— INPUT RECORDS —
________________

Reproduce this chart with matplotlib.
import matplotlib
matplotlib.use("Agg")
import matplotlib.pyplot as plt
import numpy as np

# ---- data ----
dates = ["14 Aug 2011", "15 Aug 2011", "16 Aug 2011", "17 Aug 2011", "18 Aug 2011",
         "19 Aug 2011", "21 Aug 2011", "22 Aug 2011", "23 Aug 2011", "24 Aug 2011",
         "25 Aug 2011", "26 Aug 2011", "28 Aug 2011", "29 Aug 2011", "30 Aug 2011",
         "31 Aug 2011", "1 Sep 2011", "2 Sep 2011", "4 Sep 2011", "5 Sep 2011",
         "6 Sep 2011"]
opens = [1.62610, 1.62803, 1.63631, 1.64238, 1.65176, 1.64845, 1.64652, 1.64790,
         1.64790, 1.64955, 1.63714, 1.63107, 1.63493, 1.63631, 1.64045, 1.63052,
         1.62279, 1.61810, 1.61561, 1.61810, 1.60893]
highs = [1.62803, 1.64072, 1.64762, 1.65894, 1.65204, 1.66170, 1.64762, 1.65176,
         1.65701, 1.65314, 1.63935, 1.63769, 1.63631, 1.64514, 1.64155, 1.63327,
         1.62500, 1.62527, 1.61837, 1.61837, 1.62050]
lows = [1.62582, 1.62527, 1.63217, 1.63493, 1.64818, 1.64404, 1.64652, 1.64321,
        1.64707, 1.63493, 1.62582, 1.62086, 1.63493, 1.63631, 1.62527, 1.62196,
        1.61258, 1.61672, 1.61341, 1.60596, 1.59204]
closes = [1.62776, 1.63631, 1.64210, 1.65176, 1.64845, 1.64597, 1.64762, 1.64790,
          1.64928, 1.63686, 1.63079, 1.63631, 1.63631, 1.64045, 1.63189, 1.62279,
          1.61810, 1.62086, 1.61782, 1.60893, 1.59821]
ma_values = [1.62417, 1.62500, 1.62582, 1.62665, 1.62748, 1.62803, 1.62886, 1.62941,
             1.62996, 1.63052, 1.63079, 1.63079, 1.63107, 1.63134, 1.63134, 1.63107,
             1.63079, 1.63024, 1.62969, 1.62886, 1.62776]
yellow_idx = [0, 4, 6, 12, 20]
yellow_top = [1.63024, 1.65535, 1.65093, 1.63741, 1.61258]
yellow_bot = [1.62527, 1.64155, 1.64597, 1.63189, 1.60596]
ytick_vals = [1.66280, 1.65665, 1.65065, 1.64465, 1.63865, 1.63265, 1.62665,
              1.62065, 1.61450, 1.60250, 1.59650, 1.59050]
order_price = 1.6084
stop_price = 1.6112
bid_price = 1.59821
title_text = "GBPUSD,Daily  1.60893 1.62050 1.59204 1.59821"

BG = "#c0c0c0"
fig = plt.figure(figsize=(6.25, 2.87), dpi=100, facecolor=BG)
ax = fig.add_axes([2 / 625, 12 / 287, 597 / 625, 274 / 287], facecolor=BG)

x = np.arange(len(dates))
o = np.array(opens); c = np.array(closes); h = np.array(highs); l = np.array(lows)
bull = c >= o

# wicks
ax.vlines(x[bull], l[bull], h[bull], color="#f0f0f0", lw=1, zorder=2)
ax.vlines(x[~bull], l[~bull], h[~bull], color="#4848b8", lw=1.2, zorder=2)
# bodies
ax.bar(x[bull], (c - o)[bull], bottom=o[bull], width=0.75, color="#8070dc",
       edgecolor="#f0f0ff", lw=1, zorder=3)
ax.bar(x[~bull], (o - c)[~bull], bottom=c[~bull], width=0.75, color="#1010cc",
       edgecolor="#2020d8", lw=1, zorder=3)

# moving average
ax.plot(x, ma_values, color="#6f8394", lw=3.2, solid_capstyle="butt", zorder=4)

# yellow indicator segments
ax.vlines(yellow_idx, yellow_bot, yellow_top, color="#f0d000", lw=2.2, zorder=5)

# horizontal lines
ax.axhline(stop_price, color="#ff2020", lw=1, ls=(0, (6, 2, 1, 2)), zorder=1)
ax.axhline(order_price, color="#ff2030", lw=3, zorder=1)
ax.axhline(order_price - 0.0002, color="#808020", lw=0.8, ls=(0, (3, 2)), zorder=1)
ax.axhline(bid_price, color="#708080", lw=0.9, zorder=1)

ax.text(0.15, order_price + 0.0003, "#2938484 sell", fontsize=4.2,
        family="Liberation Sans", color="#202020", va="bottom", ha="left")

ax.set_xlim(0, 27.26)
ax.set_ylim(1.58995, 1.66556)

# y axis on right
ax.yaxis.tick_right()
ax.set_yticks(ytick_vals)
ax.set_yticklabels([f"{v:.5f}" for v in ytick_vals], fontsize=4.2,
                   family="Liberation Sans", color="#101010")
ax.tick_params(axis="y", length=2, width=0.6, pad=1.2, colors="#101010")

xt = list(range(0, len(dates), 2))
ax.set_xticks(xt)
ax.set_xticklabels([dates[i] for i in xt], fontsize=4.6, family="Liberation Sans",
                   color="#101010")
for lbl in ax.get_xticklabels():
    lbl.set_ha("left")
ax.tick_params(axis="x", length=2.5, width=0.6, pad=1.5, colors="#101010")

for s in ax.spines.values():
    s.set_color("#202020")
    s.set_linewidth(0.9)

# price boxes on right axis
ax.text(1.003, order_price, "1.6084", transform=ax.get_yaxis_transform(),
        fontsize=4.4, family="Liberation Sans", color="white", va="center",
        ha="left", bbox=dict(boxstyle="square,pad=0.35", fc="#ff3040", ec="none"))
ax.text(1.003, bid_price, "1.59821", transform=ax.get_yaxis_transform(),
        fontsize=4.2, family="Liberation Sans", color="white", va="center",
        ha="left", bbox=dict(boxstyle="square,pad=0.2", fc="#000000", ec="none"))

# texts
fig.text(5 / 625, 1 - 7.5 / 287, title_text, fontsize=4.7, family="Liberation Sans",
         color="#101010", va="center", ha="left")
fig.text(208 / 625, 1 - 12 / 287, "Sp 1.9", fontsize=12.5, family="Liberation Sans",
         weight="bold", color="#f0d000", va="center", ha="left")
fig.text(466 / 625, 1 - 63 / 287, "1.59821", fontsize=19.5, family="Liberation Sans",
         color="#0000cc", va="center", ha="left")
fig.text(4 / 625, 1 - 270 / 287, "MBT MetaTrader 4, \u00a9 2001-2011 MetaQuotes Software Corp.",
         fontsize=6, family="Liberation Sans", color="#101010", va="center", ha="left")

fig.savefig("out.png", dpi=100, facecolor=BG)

________________

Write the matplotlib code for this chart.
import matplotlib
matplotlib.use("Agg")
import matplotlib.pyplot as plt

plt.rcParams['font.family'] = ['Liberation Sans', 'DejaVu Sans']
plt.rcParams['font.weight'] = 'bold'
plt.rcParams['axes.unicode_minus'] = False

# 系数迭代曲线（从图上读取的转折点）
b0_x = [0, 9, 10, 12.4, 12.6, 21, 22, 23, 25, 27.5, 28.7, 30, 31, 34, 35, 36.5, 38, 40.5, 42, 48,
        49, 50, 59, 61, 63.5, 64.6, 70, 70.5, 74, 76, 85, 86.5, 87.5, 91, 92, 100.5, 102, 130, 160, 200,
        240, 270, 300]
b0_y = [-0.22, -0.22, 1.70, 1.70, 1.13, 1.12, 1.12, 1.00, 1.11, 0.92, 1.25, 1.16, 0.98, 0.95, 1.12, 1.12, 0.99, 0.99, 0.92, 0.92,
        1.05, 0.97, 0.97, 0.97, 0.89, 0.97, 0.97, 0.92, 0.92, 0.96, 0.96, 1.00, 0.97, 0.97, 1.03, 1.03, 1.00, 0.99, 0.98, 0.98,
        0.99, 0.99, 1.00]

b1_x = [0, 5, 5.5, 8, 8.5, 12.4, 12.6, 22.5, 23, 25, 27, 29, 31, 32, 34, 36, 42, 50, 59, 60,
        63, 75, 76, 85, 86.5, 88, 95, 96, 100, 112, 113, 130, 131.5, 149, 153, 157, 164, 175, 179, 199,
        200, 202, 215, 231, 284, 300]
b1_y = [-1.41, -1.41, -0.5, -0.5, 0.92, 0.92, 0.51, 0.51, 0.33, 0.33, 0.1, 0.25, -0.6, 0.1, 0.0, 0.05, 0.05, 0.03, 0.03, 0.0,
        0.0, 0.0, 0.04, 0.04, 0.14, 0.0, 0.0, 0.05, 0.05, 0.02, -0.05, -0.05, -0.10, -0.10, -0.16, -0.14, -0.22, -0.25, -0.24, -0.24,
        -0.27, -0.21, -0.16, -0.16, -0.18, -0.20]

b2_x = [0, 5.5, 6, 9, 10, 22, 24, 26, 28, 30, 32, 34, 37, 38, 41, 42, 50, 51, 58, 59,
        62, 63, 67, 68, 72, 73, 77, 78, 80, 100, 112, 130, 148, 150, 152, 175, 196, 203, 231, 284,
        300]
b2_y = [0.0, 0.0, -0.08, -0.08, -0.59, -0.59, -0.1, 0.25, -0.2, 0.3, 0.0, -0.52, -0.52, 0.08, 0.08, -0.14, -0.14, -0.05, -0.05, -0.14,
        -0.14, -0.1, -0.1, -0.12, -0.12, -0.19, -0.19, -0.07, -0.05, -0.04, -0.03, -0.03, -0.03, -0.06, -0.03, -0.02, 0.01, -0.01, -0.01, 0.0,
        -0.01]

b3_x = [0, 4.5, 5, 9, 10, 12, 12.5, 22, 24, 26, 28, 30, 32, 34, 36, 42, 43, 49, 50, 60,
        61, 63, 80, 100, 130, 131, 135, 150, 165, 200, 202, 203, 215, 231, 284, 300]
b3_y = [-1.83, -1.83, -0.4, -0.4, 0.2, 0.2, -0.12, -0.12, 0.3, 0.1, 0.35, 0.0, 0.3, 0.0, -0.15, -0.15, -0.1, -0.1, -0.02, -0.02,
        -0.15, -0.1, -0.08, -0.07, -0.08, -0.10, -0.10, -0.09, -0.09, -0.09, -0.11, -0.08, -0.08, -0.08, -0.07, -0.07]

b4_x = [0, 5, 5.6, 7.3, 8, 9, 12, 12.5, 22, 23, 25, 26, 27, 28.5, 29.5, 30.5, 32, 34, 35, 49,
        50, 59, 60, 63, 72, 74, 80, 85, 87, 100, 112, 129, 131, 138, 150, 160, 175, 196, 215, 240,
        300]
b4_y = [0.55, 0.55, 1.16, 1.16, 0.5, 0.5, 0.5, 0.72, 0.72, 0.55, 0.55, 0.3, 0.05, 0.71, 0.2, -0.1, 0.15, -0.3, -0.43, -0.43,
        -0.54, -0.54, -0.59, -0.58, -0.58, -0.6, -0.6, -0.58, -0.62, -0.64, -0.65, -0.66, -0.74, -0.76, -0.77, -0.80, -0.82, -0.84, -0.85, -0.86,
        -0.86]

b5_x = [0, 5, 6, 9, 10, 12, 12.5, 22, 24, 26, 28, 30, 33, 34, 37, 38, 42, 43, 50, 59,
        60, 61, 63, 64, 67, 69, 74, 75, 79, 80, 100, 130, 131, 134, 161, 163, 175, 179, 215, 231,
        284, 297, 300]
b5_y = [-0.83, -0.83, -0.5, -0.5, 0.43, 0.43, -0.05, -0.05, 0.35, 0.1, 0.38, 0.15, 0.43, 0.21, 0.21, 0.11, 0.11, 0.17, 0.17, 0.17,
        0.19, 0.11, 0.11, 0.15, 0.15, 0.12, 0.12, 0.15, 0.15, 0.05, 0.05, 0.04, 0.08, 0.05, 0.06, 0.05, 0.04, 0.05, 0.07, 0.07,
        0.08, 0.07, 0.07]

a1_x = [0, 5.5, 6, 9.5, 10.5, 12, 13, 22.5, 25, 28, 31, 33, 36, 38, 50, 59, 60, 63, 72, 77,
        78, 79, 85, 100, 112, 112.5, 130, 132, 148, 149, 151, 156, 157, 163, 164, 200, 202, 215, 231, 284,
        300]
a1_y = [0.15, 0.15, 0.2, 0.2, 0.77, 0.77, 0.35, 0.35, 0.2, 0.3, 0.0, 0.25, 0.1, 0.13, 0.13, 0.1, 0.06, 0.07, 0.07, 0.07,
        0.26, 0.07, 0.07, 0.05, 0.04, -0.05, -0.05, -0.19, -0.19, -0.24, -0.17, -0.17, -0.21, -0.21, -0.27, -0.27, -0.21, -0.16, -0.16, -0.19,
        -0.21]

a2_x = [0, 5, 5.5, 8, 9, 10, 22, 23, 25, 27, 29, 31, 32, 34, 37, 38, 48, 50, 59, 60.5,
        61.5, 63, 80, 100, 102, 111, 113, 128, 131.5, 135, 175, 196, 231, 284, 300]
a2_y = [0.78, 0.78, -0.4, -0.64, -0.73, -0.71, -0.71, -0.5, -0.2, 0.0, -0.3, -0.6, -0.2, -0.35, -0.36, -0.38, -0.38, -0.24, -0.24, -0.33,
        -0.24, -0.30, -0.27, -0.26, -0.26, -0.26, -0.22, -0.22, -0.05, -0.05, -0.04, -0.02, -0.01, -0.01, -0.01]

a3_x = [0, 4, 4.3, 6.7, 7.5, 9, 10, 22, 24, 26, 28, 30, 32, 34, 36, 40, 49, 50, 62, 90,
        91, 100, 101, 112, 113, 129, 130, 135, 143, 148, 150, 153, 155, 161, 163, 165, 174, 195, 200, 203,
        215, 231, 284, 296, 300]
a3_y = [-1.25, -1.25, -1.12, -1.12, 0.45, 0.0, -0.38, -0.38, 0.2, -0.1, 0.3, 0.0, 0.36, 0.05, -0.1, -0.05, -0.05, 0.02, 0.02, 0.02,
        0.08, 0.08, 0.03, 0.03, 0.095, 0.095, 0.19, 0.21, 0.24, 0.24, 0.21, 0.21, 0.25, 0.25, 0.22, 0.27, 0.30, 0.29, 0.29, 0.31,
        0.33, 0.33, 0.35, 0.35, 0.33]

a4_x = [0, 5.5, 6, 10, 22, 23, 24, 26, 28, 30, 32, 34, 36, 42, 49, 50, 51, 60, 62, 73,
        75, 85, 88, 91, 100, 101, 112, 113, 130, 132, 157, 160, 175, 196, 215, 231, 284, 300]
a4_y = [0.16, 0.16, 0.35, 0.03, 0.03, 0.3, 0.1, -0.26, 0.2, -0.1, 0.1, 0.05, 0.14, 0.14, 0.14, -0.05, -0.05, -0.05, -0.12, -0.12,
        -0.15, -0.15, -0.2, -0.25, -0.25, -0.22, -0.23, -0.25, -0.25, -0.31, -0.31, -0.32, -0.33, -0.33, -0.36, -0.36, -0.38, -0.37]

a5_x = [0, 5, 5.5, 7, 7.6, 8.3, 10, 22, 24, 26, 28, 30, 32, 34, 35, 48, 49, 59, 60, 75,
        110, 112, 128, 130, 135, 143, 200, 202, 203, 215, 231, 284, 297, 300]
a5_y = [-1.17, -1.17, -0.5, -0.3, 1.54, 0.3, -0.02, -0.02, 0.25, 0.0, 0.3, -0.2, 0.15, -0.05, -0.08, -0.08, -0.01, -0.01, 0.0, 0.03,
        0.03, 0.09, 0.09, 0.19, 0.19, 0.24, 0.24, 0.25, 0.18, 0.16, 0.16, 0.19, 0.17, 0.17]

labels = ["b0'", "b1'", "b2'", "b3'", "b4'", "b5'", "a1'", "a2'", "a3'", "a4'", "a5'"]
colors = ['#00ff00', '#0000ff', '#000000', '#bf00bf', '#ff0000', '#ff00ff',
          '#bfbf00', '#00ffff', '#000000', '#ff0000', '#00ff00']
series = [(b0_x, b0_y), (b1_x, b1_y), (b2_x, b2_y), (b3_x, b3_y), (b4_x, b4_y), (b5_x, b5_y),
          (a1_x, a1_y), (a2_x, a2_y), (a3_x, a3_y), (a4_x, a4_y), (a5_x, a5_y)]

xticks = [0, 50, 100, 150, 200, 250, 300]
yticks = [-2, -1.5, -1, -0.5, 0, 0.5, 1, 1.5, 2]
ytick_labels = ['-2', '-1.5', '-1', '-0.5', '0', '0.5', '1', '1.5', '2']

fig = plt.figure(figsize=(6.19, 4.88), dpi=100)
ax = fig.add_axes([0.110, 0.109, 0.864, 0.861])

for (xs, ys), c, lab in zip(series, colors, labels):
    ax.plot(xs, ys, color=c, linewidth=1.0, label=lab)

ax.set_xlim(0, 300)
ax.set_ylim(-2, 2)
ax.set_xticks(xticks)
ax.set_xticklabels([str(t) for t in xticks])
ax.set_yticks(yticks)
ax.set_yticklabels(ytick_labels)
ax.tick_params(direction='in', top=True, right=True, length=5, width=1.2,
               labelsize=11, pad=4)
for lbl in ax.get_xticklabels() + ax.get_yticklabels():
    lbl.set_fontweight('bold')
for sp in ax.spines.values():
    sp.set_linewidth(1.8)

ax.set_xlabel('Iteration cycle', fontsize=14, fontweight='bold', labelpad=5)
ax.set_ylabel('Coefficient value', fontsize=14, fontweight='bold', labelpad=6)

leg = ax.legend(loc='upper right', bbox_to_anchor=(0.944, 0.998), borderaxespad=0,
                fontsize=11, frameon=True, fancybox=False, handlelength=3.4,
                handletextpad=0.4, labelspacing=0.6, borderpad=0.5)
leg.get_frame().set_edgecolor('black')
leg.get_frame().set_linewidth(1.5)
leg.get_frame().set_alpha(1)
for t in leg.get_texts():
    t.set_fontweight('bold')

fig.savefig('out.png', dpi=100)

________________

— THE EXERCISE —
Copy the lines from the entries above in which the word "chart" appears.

— RESULT —
Reproduce this chart with matplotlib.
Write the matplotlib code for this chart.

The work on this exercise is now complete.